A JBS dos irmãos Joesley e Wesley Batista deviam R$ 1,326 bilhão ao Estado, fruto de 49 autos de infração lavrados entre 2005 e 2014. Acusada pela Secretaria da Economia de fraudes como simulação de operações de exportação e omissão na apresentação de talonários com base em informações duvidosas e não comprovadas, a empresa se recusou a apresentar defesa, pois não reconhecia a dívida.

Em 5 de maio de 2014 o governador Marconi Perillo (SPSDB) sancionou a Lei 18.459, criando o Programa de Incentivo Fiscal de Empresas no Estado de Goiás (Regulariza). A lei autorizou a redução da multa, juros e da atualização monetária de créditos tributários inscritos na dívida ativa até 31 de dezembro de 2007 de acordo com uma tabela da antiga Secretaria da Fazenda (Sefaz).

Na época, a JBS era a maior empresa com débitos tributários em discussão administrativa e judicial do Estado, ainda assim ela não aderiu ao Regulariza. A dívida do grupo representava 18% das pendências que contribuintes da ativa tinham com o Estado. Parte dessas cobranças haviam sido julgadas procedentes pelo Conselho Administrativo Tributário (CAT) da Sefaz e estavam prontas para serem inscritas na dívida ativa. No entanto, os processos pararam.

Em 15 de dezembro de 2014, a Assembleia Legislativa recebeu o projeto de lei assinado pelo governador Marconi modificando a Lei 18.459. Essa modificação foi aprovada dia 18 de dezembro do mesmo ano, sem nenhuma discussão em plenário. Em 22 de dezembro, o governador sancionou a Lei 18.709, (ou a Lei Friboi, como ficou conhecida em Goiás) publicada em um suplemento do Diário Oficial do Estado, que incluiu o artigo 6º A no Regulariza aprovado em maio.

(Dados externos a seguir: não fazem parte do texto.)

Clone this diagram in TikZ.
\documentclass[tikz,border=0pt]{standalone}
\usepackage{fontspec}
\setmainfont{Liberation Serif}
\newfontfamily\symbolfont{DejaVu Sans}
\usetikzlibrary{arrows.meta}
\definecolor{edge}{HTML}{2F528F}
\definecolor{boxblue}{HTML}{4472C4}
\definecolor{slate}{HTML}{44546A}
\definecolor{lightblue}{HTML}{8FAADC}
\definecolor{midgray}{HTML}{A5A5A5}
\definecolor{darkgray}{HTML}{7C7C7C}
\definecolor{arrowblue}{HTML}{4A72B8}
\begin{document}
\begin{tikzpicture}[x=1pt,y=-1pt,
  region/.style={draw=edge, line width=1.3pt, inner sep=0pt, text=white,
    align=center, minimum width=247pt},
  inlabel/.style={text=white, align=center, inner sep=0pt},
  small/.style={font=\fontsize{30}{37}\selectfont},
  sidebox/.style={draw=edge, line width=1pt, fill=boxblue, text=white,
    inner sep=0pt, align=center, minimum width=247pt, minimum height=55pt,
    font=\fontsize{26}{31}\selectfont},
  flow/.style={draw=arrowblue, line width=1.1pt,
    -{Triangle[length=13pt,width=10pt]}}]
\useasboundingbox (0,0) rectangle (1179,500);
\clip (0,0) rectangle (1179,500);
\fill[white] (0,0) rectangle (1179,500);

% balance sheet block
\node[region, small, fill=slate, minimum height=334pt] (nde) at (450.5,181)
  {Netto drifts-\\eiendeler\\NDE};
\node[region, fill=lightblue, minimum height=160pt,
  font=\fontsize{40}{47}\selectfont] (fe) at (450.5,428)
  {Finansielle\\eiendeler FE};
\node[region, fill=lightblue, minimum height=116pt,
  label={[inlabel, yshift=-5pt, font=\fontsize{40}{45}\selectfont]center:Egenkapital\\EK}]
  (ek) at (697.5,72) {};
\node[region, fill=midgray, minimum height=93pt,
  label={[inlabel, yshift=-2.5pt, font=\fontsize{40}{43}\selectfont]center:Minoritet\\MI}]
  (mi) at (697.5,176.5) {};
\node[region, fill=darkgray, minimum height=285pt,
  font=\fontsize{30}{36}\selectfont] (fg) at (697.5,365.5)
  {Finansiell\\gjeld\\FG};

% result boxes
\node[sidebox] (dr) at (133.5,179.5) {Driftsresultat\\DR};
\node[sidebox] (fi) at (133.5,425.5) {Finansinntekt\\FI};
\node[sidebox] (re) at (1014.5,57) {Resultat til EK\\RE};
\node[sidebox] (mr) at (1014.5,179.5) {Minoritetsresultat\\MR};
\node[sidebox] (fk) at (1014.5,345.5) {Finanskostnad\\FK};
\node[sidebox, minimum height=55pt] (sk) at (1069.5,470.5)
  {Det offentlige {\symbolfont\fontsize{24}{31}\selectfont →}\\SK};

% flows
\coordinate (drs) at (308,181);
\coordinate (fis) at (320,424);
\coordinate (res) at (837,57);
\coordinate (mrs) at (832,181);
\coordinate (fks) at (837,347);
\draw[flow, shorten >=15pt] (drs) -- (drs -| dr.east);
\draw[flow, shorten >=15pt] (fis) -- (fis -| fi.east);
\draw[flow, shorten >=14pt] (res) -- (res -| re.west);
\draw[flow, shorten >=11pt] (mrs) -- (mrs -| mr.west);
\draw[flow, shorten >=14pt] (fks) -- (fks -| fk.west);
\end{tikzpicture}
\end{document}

A mudança reduziu em 100% a multa, juros, e até mesmo a correção monetária do débito principal para quem pagasse no mínimo 40% à vista e em moeda. Ainda permitiu o parcelamento do restante em até 60 vezes com apenas 0,2% de juros e correção monetária ao mês. 

A redução integral de juros, multa e até da correção monetária de tributos em atraso nunca tinha acontecido. O novo Regulariza concedeu apenas uma semana para quem quisesse aderir: de 22 a 29 de dezembro, entre Natal e Ano-Novo. Foram apenas 15 dias, sem publicidade alguma, entre a apresentação do projeto de lei e o fim do prazo para as empresas aderirem ao perdão fiscal.

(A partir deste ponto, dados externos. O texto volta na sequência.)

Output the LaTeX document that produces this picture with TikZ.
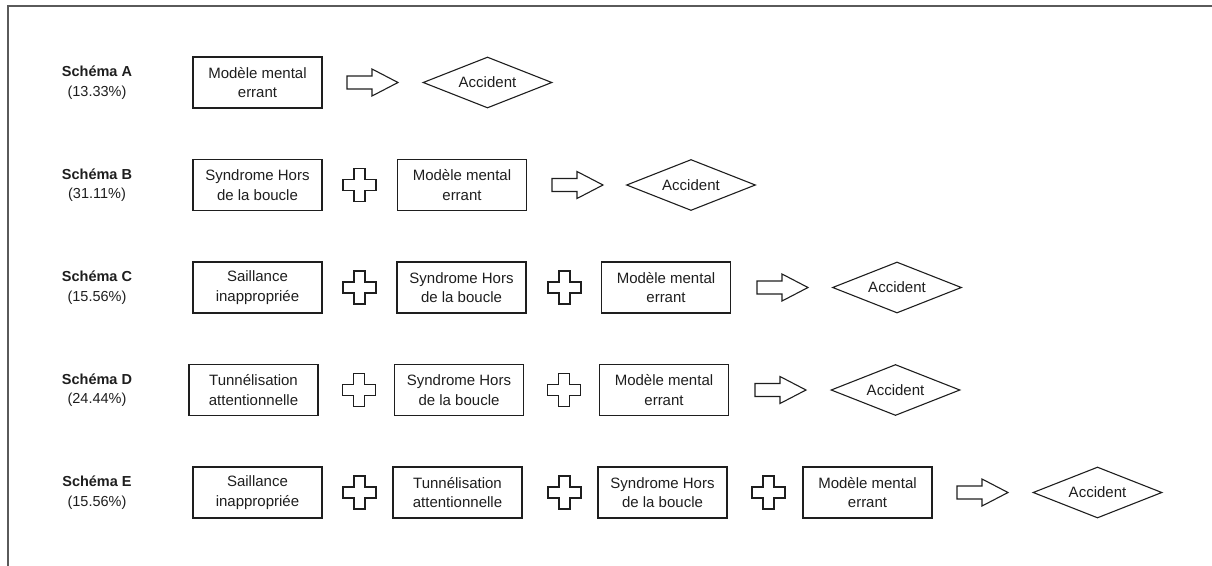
\documentclass[tikz,border=0pt]{standalone}
\usepackage{fontspec}
\setmainfont{Liberation Sans}
\usetikzlibrary{shapes.geometric}
\definecolor{framegray}{HTML}{5A5A5A}
\definecolor{ink}{HTML}{1E1E1E}
\tikzset{
  shapeline/.style={draw=ink, line width=1.1pt, line join=miter},
  factor/.style={shapeline, rectangle, minimum width=129pt, minimum height=51pt, inner sep=0pt, align=center, text=ink, font=\fontsize{15}{19.5}\selectfont},
  outcome/.style={shapeline, diamond, aspect=2.53, minimum width=129pt, minimum height=51pt, inner sep=0pt, text=ink, font=\fontsize{15}{19.5}\selectfont},
  rowlabel/.style={align=center, text=ink, inner sep=0pt, font=\fontsize{14.5}{19.5}\selectfont},
  plussym/.pic={\draw[shapeline] (-5.5,-16.5) -- (5.5,-16.5) -- (5.5,-5.5) -- (16.5,-5.5) -- (16.5,5.5) -- (5.5,5.5) -- (5.5,16.5) -- (-5.5,16.5) -- (-5.5,5.5) -- (-16.5,5.5) -- (-16.5,-5.5) -- (-5.5,-5.5) -- cycle;},
  blockarr/.pic={\draw[shapeline] (0,-6.5) -- (25,-6.5) -- (25,-13.5) -- (51,0) -- (25,13.5) -- (25,6.5) -- (0,6.5) -- cycle;}
}
\begin{document}
\begin{tikzpicture}[x=1pt, y=-1pt]
\useasboundingbox (0,0) rectangle (1212,565);
\draw[framegray, line width=2pt] (8,566) -- (8,6) -- (1213,6);

% Row A
\node[rowlabel] (la) at (97,82.5) {\textbf{Schéma A}\\(13.33\%)};
\node[factor] (a1) at (257.5,82.5) {Modèle mental\\errant};
\pic at (347,82.5) {blockarr};
\node[outcome] (ad) at (487.5,82.5) {Accident};

% Row B
\node[rowlabel] (lb) at (97,185) {\textbf{Schéma B}\\(31.11\%)};
\node[factor] (b1) at (257.5,185) {Syndrome Hors\\de la boucle};
\pic at (359.5,185) {plussym};
\node[factor] (b2) at (462,185) {Modèle mental\\errant};
\pic at (552,185) {blockarr};
\node[outcome] (bd) at (691,185) {Accident};

% Row C
\node[rowlabel] (lc) at (97,287.5) {\textbf{Schéma C}\\(15.56\%)};
\node[factor] (c1) at (257.5,287.5) {Saillance\\inappropriée};
\pic at (359.5,287.5) {plussym};
\node[factor] (c2) at (461.5,287.5) {Syndrome Hors\\de la boucle};
\pic at (564.5,287.5) {plussym};
\node[factor] (c3) at (666,287.5) {Modèle mental\\errant};
\pic at (757,287.5) {blockarr};
\node[outcome] (cd) at (897,287.5) {Accident};

% Row D
\node[rowlabel] (ld) at (97,390) {\textbf{Schéma D}\\(24.44\%)};
\node[factor] (d1) at (253.5,390) {Tunnélisation\\attentionnelle};
\pic at (359,390) {plussym};
\node[factor] (d2) at (459,390) {Syndrome Hors\\de la boucle};
\pic at (564,390) {plussym};
\node[factor] (d3) at (664,390) {Modèle mental\\errant};
\pic at (755,390) {blockarr};
\node[outcome] (dd) at (895.5,390) {Accident};

% Row E
\node[rowlabel] (le) at (97,492.5) {\textbf{Schéma E}\\(15.56\%)};
\node[factor] (e1) at (257.5,492.5) {Saillance\\inappropriée};
\pic at (359.5,492.5) {plussym};
\node[factor] (e2) at (457.5,492.5) {Tunnélisation\\attentionnelle};
\pic at (564.5,492.5) {plussym};
\node[factor] (e3) at (662.5,492.5) {Syndrome Hors\\de la boucle};
\pic at (768.5,492.5) {plussym};
\node[factor] (e4) at (867.5,492.5) {Modèle mental\\errant};
\pic at (957,492.5) {blockarr};
\node[outcome] (ed) at (1097.5,492.5) {Accident};
\end{tikzpicture}
\end{document}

Foi então que a JBS renegociou sua dívida de R$ 1,326 bilhão. Fez o pagamento à vista de R$ 170 milhões (53% da dívida recalculada pelos benefícios da Lei 18.709) e parcelamento de R$ 150 milhões em 60 meses. O Estado recebeu R$ 326,690 milhões e a JBS economizou R$ 949,104 milhões. A economia foi duas vezes e meia maior que os R$ 366,8 milhões que a JBS declarou ter doado oficialmente na eleição de 2014.

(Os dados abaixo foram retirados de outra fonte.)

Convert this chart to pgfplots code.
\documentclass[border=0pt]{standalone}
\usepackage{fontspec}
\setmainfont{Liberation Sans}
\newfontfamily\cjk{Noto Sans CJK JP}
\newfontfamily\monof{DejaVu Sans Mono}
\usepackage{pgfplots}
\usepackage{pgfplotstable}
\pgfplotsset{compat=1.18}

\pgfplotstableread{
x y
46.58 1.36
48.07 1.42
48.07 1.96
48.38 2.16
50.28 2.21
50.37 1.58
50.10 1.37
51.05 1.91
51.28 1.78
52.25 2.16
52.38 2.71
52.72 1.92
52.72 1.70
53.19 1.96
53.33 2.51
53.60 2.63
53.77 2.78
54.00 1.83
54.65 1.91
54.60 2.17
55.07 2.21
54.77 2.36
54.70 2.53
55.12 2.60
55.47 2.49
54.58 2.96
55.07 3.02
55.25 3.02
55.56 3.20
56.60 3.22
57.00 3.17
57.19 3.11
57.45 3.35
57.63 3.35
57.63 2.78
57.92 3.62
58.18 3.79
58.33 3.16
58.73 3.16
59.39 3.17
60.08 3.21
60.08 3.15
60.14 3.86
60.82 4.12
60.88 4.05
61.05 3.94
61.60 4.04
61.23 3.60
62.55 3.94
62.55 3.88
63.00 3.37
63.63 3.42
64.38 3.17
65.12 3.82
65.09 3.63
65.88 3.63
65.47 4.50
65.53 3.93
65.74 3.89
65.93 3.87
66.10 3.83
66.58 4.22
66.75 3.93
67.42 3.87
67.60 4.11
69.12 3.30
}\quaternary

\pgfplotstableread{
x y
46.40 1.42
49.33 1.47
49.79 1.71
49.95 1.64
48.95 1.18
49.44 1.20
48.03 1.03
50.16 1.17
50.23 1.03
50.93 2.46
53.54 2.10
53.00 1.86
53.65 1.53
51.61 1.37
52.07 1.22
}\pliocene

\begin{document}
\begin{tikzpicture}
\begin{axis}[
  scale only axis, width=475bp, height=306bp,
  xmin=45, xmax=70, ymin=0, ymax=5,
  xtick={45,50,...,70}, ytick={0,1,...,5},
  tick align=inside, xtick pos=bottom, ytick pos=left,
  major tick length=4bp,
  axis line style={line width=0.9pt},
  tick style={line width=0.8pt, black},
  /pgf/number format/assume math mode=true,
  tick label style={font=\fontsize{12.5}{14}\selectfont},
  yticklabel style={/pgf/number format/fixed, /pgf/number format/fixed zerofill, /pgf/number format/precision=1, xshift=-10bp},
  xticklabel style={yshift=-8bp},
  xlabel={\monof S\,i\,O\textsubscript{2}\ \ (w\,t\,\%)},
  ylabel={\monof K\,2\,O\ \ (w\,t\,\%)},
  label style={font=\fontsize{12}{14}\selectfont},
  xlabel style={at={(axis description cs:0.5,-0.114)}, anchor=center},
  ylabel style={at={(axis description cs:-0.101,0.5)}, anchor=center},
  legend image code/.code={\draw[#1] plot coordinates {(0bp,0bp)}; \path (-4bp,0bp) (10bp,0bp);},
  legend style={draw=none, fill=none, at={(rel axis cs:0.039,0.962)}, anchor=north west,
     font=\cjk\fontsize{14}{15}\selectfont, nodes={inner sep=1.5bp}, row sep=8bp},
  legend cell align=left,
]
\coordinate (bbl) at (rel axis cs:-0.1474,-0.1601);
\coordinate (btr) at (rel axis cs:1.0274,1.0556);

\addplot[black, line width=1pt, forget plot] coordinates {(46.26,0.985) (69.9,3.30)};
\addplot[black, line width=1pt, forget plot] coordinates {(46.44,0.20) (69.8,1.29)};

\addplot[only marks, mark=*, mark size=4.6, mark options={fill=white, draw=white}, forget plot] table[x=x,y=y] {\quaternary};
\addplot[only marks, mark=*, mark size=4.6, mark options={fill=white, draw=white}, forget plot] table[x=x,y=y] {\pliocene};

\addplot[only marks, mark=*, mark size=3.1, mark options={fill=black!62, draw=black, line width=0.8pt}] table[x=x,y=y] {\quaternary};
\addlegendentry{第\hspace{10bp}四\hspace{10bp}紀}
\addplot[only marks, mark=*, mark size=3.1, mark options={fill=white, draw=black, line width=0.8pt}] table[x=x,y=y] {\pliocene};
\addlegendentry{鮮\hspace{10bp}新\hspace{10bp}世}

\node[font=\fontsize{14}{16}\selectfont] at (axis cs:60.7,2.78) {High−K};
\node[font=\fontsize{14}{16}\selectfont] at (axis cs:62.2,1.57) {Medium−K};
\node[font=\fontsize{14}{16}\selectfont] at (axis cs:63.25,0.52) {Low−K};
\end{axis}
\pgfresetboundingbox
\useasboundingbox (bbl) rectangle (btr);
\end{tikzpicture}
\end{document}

Todo o processo legislativo e a negociação ocorreram em sigilo. Somente em janeiro de 2015 o acordo tornou-se público. A promotora Leila Maria de Oliveira do Ministério Público Estadual abriu inquérito civil público para investigar o perdão fiscal.

O governo emitiu nesta quarta-feira (11) seguinte nota sobre a ação civil pública:

“Em relação ao pedido de nulidade de benefício fiscal e bloqueio de R$ 949 milhões ao Grupo JBS, protocolado pelo Ministério Público de Goiás, a atual gestão do Governo de Goiás informa que sempre condenou este perdão de mais de R$ 1 bilhão concedido à JBS pelo ex-governador Marconi Perillo, por meio de uma lei que valeu apenas uma semana, exatamente para beneficiar a dívida de mais de R$ 1,3 bilhão da empresa. Esta ação lesou duramente o Estado de Goiás e os mais de 7 milhões de goianos que pagam suas dívidas em dia.

 

Importante lembrar que, enquanto senador, o governador Ronaldo Caiado sempre se posicionou contra esse perdão fiscal, inclusive tendo entrado com uma ação popular para que fosse suspenso esse programa de anistia fiscal que beneficiou o grupo JBS.

Governo de Goiás”.

Correção: Atualização às 15h, do dia 12 de dezembro de 2019, para correção de informação sobre a conclusão do inquérito instaurado pela 50ª Promotoria. Diferentemente do que informava a versão corrigida, este inquérito não foi concluído em 2017, quando enviado à Procuradoria-Geral de Justiça.